◆ **DATA EXCERPT**:
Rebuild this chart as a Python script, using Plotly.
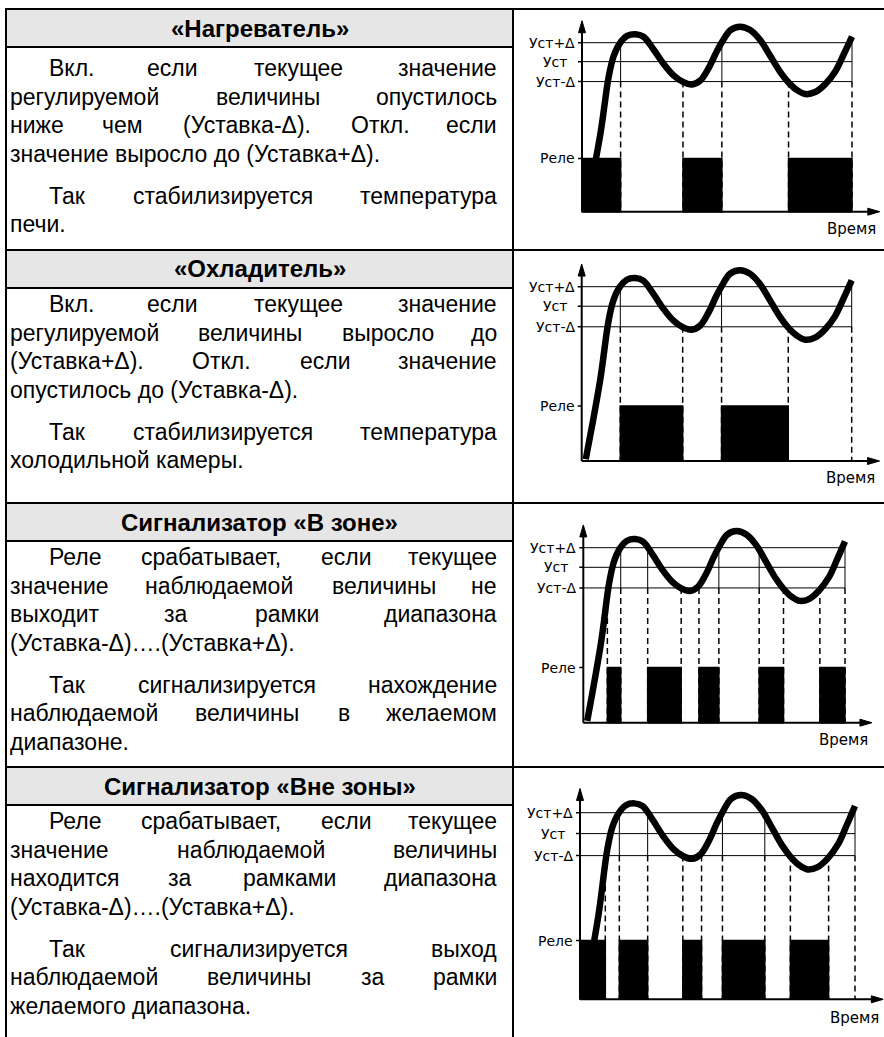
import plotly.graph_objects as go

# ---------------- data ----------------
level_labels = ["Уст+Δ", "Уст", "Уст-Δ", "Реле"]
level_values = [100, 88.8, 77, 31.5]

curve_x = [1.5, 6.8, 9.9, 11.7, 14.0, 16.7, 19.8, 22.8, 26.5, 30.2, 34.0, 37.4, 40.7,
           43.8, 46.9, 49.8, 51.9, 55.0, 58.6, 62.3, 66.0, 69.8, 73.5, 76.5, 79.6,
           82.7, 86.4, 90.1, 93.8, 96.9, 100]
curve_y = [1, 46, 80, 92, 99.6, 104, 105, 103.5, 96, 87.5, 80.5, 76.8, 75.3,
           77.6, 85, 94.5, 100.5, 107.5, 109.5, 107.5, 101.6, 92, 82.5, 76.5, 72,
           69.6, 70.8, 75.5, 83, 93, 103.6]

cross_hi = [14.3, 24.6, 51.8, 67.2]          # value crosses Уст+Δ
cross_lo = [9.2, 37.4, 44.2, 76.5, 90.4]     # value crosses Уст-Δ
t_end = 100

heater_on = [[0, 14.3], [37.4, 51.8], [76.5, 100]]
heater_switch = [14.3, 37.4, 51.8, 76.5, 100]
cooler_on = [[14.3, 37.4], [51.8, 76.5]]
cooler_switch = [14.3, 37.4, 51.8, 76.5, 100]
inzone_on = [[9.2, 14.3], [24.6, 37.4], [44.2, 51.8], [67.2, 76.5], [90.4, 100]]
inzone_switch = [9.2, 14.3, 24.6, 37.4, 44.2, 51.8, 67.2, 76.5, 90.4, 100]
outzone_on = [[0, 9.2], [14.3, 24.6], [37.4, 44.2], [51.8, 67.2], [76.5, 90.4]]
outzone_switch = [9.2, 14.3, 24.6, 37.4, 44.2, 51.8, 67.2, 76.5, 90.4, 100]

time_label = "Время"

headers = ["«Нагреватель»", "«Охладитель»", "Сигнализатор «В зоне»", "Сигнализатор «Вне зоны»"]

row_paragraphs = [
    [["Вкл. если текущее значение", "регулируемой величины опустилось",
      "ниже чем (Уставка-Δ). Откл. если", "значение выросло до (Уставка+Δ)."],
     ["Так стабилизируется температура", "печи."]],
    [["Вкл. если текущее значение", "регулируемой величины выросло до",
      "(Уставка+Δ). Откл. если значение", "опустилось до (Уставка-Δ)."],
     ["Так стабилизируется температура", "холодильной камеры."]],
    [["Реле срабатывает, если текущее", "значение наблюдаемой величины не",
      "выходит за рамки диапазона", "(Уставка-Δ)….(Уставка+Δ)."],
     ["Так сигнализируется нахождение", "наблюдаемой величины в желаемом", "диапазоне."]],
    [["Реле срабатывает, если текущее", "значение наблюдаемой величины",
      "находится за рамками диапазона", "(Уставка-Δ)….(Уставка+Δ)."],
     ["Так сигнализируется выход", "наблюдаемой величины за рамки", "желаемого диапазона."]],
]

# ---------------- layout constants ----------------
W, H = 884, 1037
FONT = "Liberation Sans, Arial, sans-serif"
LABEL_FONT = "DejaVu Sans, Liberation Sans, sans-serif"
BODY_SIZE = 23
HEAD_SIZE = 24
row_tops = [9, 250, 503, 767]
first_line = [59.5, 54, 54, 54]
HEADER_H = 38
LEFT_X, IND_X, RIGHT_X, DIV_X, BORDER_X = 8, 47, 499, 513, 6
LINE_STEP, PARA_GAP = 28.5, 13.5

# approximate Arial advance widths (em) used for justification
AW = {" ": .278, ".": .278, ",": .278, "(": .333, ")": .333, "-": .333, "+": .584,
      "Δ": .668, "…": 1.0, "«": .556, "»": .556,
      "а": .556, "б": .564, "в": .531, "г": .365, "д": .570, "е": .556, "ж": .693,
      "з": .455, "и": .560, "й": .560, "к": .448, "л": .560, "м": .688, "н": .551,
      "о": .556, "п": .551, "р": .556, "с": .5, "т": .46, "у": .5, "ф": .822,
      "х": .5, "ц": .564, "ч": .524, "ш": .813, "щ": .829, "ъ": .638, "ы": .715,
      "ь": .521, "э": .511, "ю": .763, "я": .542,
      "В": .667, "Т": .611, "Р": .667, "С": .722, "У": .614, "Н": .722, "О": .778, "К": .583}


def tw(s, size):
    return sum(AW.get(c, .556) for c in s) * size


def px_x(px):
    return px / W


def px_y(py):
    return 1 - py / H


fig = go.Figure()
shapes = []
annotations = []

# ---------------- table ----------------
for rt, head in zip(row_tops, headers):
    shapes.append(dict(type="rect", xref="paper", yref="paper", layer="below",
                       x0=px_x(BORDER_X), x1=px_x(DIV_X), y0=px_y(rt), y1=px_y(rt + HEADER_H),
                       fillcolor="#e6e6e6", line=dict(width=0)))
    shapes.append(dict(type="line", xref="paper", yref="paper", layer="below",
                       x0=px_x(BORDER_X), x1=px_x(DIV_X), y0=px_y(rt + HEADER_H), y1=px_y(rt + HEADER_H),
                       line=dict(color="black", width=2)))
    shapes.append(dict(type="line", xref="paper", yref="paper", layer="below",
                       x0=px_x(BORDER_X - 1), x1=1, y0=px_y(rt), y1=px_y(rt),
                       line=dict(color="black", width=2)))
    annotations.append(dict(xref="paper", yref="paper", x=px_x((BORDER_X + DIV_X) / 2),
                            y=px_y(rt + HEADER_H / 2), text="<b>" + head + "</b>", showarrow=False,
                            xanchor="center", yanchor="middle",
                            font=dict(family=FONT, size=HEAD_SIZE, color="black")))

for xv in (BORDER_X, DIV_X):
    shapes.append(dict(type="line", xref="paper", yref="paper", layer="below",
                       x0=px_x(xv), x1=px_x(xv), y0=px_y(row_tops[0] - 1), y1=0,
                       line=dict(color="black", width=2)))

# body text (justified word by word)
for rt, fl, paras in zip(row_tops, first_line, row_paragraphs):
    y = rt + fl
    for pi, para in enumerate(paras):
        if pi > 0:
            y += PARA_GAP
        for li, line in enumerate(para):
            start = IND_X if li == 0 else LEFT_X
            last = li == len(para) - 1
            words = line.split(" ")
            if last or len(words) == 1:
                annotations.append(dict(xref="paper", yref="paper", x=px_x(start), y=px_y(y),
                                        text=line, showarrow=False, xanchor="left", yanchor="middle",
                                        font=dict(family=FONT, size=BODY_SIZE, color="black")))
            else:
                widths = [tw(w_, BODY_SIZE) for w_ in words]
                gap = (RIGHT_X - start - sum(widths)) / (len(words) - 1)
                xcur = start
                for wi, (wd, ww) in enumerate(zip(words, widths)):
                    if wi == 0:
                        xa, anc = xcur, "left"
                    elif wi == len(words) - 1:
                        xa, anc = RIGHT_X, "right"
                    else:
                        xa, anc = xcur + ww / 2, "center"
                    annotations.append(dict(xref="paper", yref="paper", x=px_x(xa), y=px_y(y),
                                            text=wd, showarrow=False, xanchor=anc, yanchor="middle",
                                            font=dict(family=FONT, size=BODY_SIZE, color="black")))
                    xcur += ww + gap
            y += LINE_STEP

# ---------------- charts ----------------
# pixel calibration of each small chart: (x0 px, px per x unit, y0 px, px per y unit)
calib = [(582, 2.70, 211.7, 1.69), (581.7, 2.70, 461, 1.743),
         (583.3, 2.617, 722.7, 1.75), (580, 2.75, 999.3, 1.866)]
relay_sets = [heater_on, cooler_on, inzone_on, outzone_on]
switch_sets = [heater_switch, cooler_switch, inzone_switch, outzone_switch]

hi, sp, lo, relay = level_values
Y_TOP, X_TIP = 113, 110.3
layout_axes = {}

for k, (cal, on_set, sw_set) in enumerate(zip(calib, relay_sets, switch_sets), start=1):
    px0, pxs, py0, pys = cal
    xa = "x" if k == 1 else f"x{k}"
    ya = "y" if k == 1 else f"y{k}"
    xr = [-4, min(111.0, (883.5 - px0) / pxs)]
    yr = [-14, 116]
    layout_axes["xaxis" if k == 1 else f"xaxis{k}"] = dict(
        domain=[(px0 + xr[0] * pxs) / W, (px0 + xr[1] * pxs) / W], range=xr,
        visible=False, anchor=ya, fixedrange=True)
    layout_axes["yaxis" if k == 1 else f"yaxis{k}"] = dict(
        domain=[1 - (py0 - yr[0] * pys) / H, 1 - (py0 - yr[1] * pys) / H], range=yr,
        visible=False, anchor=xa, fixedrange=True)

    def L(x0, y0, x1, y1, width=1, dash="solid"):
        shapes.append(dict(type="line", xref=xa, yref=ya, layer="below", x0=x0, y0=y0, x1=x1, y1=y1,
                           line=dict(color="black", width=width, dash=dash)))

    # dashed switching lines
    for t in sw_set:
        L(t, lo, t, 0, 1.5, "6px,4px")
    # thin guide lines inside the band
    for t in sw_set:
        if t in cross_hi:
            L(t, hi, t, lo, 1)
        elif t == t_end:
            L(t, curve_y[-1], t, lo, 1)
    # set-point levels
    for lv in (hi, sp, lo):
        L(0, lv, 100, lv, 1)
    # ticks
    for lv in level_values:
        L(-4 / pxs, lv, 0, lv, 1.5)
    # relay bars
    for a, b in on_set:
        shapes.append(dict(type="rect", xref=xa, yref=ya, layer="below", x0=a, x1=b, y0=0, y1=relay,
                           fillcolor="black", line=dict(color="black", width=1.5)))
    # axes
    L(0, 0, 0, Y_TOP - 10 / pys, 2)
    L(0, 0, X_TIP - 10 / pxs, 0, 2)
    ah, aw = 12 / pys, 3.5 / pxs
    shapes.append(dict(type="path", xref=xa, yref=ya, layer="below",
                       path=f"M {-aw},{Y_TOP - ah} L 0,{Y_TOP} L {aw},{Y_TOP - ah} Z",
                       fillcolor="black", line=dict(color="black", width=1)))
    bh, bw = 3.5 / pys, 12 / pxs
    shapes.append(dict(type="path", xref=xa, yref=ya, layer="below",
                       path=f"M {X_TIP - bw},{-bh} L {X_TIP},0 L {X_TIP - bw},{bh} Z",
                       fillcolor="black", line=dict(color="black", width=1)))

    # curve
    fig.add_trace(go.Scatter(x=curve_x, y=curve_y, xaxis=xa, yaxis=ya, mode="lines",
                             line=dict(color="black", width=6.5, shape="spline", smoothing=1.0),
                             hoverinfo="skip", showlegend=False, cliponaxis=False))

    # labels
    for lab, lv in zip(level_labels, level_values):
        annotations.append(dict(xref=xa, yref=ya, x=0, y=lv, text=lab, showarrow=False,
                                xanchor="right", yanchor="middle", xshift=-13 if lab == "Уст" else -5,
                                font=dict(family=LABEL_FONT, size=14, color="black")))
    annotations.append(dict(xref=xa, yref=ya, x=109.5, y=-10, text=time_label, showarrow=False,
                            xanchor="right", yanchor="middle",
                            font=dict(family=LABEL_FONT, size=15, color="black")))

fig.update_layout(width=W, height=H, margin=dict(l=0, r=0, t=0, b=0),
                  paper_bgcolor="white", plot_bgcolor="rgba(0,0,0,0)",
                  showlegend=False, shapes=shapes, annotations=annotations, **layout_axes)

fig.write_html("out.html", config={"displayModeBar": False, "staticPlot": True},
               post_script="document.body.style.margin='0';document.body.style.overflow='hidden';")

◆ **TASK DIRECTIONS**:
Begin at the top of the material above and output each line exactly, stopping after the line that holds "level_values = [100, 88.8, 77, 31.5]". Leave out pictures.

◆ **SOLUTION TO THIS TASK**:
Rebuild this chart as a Python script, using Plotly.
import plotly.graph_objects as go

# ---------------- data ----------------
level_labels = ["Уст+Δ", "Уст", "Уст-Δ", "Реле"]
level_values = [100, 88.8, 77, 31.5]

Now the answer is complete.